DATE: SUNDAY, May 20, 1990                   TAG: 9005200048
SECTION: NATIONAL/INTERNATIONAL                    PAGE: A5   EDITION: METRO 
SOURCE: Associated Press
DATELINE: MIAMI                                LENGTH: Medium


PREHISTORIC ASTEROID SITE TOUTED

An asteroid many scientists believe ended the dinosaurs' reign on Earth 66 million years ago may have struck just off the western tip of Cuba, say two U.S. researchers.

If they can overcome diplomatic hurdles caused by the U.S. economic embargo, Bruce Bohor of the U.S. Geological Survey in Denver and geophysicist Russell Seitz, a former Harvard visiting scholar, want to go to the island to confirm their theory.

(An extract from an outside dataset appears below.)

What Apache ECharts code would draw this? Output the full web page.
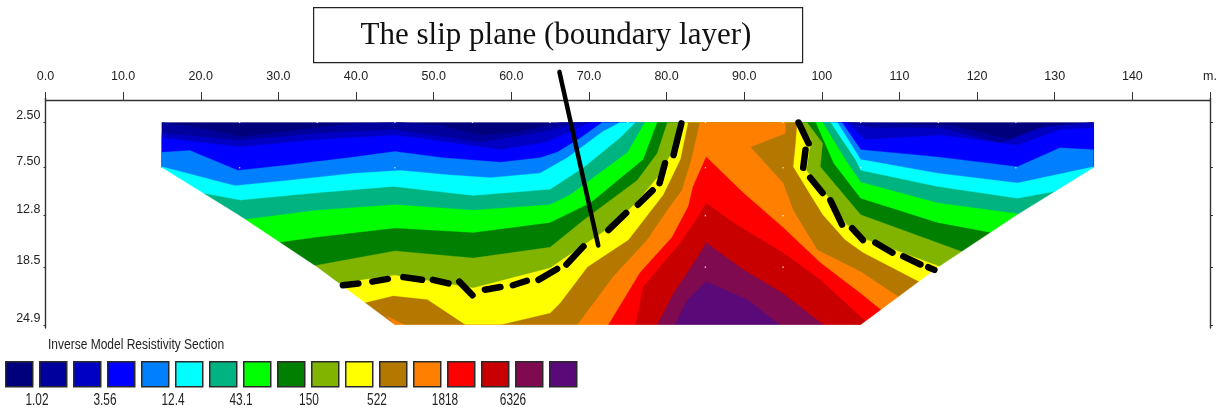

"The very presence of Cuba itself may be due to the asteroid," Bohor said in a telephone interview last week. "The curved tip of western Cuba may be the crater rim, and the Isle of Pines could be the central uplift," or peak.

Clues pointing to a Caribbean landfall were assembled slowly in the decade since scientists first advanced the idea of a catastrophic end to the dinosaurs. Although the asteroid theory is not universally accepted - some paleontologists blame climate changes or disease for the dinosaurs' extinction - it now has widespread support.

The theory requires an asteroid about 6 miles in diameter gouging out a crater up to 150 miles wide. The resulting dust cloud, or perhaps impact-spawned fires, volcanic activity, climatic shifts and other factors, could have killed the giant reptiles directly or choked off their food supply.

"But there was a tough time accepting this because there was no crater to relate it to - so we had to find a crater," Bohor said. "The possibility was that it hit in the ocean, but that was hard to determine."

Researchers, however, began to notice what is in effect a geological directional arrow pointing to somewhere near North America.

A study by Arizona researchers Alan Holdebrand and William Boynton, published in Friday's Science magazine, agrees about the general area of the strike, somewhere in the Caribbean. They believe the asteroid fell more to the south of what is now Cuba, however - closer to Colombia.

Bohor and Seitz, who explained their theory in the April 12 edition of Nature, say without a close inspection of the Cuban site, no one can be sure. And, they say, all geologists are basing their findings on the same data.

As geologists, Bohor and Seitz take no position on whether an asteroid killed off the dinosaurs, or even if this impact might be a candidate. Their goal, they say, is simply to determine if there is an impact just south of Cuba's western tip 66 million years ago.

Knowing where the asteroid hit could help solve questions about "nuclear winter," acid rain and previously unexplained evolutionary patterns.

Of most immediate concern, it could give insight into confusing geological plate movements in the Caribbean, they note. Examining the crater could perhaps help determine when and where to expect earthquakes.